In most cases, extending is cheaper once you account for the full transaction costs of moving. Stamp duty, agent fees, and other buying and selling costs in Sydney can exceed $80,000, which often makes a well-scoped extension the more cost-efficient path to gaining space.
How much does a home extension cost in Sydney?
A single-storey rear extension in Sydney typically costs between $150,000 and $300,000 for a well-specified build. Double-storey additions generally range from $250,000 to $450,000. Final costs depend on size, site conditions, council requirements, and finish level.
What are the hidden costs of moving house in Sydney?
The most commonly missed costs include stamp duty, mortgage break fees, lender’s mortgage insurance, conveyancing, building inspections, removalist fees, and the cost of immediate works on the new property. Together these can add $60,000 to $100,000 or more on top of the purchase price.
Does a home extension add value to your property?
Yes, a well-designed and well-built extension typically adds more value than it costs in established Sydney suburbs. The uplift depends on the quality of the build, the additional floor area created, and how well the extension suits the property’s existing character and the local market.
When does moving make more financial sense than extending?

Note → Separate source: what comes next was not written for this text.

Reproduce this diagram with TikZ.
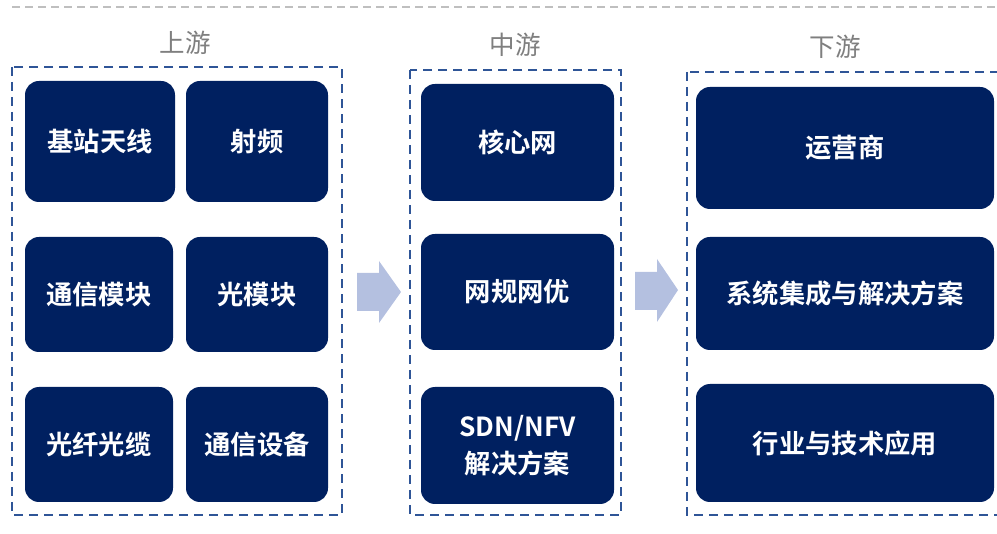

Moving makes more sense when your current property cannot meet your needs regardless of what is built, when the transaction costs are offset by a significant equity gain, or when your target suburb offers long-term growth potential that your current location cannot match.
How long does a home extension take in Sydney?
Most single-storey extensions take between four and eight months from council approval to completion. Double-storey additions typically run six to twelve months. The approval and design phase before construction begins adds two to four months in most cases.
Can I extend my home without council approval in Sydney?
Some smaller extensions qualify as complying development under the State Environmental Planning Policy, which allows faster approval through a private certifier rather than full council DA. Whether your project qualifies depends on site dimensions, zoning, and the scope of work involved.